* Begin *

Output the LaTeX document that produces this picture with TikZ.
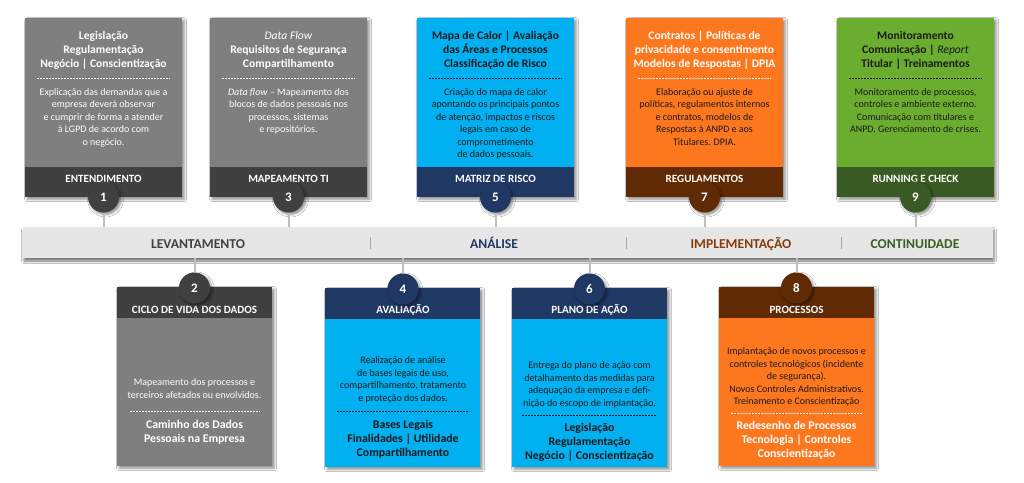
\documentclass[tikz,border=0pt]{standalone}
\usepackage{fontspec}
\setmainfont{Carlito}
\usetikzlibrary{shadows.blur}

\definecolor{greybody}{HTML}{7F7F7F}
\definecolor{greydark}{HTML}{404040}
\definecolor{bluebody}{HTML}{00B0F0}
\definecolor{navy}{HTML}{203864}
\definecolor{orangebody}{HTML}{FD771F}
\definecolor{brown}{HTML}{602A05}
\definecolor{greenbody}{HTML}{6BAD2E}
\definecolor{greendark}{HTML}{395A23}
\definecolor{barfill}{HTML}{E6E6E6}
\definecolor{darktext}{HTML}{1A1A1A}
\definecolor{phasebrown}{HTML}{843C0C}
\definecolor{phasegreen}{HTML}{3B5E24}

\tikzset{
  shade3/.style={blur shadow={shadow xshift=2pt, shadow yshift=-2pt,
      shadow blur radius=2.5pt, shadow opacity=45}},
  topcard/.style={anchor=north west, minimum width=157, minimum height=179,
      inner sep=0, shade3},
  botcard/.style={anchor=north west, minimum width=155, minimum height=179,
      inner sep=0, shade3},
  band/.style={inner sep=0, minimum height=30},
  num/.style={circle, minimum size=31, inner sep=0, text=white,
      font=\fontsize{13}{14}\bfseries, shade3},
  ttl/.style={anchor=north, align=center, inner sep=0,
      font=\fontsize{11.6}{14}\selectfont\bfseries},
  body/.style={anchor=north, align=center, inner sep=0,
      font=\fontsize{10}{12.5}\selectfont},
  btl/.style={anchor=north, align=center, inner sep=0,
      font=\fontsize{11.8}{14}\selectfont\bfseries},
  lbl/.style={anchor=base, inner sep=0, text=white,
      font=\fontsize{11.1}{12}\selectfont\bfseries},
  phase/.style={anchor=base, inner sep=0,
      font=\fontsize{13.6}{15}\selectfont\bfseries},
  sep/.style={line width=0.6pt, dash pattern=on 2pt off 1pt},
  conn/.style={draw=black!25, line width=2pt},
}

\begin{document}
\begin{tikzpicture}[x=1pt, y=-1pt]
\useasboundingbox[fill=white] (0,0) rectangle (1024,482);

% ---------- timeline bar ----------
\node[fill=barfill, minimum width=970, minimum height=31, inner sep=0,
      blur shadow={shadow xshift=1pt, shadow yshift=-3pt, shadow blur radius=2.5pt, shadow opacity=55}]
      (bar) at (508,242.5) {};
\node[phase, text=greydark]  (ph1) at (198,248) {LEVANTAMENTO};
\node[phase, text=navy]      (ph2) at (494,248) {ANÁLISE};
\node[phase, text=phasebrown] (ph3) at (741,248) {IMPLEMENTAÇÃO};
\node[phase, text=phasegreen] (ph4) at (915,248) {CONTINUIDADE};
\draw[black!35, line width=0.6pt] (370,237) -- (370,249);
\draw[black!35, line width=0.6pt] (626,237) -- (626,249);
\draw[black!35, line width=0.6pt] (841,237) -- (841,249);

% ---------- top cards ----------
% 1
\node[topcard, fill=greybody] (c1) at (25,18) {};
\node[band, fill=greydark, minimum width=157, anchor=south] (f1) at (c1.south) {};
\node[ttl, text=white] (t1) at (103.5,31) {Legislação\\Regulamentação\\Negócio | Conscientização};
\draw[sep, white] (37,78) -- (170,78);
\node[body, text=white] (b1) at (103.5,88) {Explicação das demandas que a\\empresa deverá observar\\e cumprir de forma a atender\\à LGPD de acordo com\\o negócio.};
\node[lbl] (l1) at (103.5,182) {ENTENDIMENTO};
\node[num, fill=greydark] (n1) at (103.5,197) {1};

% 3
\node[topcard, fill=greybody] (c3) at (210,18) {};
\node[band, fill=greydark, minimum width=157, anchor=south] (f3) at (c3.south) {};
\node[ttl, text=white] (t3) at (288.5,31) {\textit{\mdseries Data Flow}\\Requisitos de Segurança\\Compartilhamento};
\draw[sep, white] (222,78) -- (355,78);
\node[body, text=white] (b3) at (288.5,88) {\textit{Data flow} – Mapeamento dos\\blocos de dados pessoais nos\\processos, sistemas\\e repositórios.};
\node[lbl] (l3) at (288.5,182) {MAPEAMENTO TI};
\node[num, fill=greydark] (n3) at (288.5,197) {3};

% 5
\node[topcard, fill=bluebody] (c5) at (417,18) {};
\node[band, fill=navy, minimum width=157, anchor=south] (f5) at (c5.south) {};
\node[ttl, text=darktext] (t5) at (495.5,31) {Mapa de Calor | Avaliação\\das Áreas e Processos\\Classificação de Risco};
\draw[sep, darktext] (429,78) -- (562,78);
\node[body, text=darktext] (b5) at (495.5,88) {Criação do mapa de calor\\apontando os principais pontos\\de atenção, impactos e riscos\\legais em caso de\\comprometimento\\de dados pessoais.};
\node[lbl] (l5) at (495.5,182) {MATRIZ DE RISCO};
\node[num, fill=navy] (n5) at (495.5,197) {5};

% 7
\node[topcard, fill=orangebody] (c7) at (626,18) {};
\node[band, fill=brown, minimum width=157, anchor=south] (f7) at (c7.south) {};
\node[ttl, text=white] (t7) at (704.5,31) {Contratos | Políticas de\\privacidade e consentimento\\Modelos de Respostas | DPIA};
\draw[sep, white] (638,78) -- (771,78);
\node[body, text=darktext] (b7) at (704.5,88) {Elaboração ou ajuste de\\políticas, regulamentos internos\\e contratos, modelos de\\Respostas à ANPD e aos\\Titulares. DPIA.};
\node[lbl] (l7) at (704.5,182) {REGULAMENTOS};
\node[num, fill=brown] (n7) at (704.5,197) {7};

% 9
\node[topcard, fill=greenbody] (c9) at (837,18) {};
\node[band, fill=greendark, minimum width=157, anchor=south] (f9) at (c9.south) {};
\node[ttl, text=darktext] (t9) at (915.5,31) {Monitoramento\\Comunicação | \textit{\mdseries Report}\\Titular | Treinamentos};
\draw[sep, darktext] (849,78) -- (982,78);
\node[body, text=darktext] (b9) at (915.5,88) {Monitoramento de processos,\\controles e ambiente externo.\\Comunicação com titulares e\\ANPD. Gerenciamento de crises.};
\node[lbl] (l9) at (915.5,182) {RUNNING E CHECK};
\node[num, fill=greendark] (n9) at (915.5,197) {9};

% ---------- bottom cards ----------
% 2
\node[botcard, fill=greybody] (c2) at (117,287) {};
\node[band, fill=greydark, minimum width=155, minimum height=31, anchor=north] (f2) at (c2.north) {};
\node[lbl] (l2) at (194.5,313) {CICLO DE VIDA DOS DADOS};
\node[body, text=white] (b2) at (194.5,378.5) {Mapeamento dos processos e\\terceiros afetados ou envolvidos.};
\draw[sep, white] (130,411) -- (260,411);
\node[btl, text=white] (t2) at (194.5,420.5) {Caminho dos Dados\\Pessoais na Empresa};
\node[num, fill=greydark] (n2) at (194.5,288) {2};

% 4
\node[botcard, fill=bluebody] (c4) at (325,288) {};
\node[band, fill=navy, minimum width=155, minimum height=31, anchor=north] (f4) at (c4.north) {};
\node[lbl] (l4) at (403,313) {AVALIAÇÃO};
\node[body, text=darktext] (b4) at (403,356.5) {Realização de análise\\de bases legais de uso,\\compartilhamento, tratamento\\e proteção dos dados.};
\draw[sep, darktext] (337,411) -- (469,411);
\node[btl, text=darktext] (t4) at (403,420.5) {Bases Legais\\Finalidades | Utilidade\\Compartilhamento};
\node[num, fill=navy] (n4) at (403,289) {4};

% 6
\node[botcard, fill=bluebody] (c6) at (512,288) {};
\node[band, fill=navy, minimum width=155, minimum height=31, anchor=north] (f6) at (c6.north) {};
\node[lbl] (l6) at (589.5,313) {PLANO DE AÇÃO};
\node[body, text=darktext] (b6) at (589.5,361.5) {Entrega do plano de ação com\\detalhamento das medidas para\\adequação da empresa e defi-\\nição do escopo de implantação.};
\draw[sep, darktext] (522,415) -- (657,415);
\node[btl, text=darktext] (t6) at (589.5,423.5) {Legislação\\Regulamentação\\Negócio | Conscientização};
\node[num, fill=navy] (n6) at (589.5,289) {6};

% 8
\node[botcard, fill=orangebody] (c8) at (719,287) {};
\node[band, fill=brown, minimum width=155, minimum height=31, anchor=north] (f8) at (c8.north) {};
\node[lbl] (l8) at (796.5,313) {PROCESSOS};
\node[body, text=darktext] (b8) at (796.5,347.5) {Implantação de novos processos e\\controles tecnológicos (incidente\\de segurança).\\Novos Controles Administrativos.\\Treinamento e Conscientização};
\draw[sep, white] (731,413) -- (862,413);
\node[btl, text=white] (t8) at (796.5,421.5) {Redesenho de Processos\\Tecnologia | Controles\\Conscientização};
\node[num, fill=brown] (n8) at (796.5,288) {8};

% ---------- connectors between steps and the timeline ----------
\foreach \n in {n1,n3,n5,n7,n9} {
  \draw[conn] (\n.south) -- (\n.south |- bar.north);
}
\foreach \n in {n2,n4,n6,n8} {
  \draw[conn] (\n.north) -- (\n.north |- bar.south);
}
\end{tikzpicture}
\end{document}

* End *

- [Your task]: Please repeat exactly the data above from its first line to the line that contains "(0,0) rectangle (1024,482);", inclusive, and leave every picture out.

- [Answer to the task]:
Output the LaTeX document that produces this picture with TikZ.
\documentclass[tikz,border=0pt]{standalone}
\usepackage{fontspec}
\setmainfont{Carlito}
\usetikzlibrary{shadows.blur}

\definecolor{greybody}{HTML}{7F7F7F}
\definecolor{greydark}{HTML}{404040}
\definecolor{bluebody}{HTML}{00B0F0}
\definecolor{navy}{HTML}{203864}
\definecolor{orangebody}{HTML}{FD771F}
\definecolor{brown}{HTML}{602A05}
\definecolor{greenbody}{HTML}{6BAD2E}
\definecolor{greendark}{HTML}{395A23}
\definecolor{barfill}{HTML}{E6E6E6}
\definecolor{darktext}{HTML}{1A1A1A}
\definecolor{phasebrown}{HTML}{843C0C}
\definecolor{phasegreen}{HTML}{3B5E24}

\tikzset{
  shade3/.style={blur shadow={shadow xshift=2pt, shadow yshift=-2pt,
      shadow blur radius=2.5pt, shadow opacity=45}},
  topcard/.style={anchor=north west, minimum width=157, minimum height=179,
      inner sep=0, shade3},
  botcard/.style={anchor=north west, minimum width=155, minimum height=179,
      inner sep=0, shade3},
  band/.style={inner sep=0, minimum height=30},
  num/.style={circle, minimum size=31, inner sep=0, text=white,
      font=\fontsize{13}{14}\bfseries, shade3},
  ttl/.style={anchor=north, align=center, inner sep=0,
      font=\fontsize{11.6}{14}\selectfont\bfseries},
  body/.style={anchor=north, align=center, inner sep=0,
      font=\fontsize{10}{12.5}\selectfont},
  btl/.style={anchor=north, align=center, inner sep=0,
      font=\fontsize{11.8}{14}\selectfont\bfseries},
  lbl/.style={anchor=base, inner sep=0, text=white,
      font=\fontsize{11.1}{12}\selectfont\bfseries},
  phase/.style={anchor=base, inner sep=0,
      font=\fontsize{13.6}{15}\selectfont\bfseries},
  sep/.style={line width=0.6pt, dash pattern=on 2pt off 1pt},
  conn/.style={draw=black!25, line width=2pt},
}

\begin{document}
\begin{tikzpicture}[x=1pt, y=-1pt]
\useasboundingbox[fill=white] (0,0) rectangle (1024,482);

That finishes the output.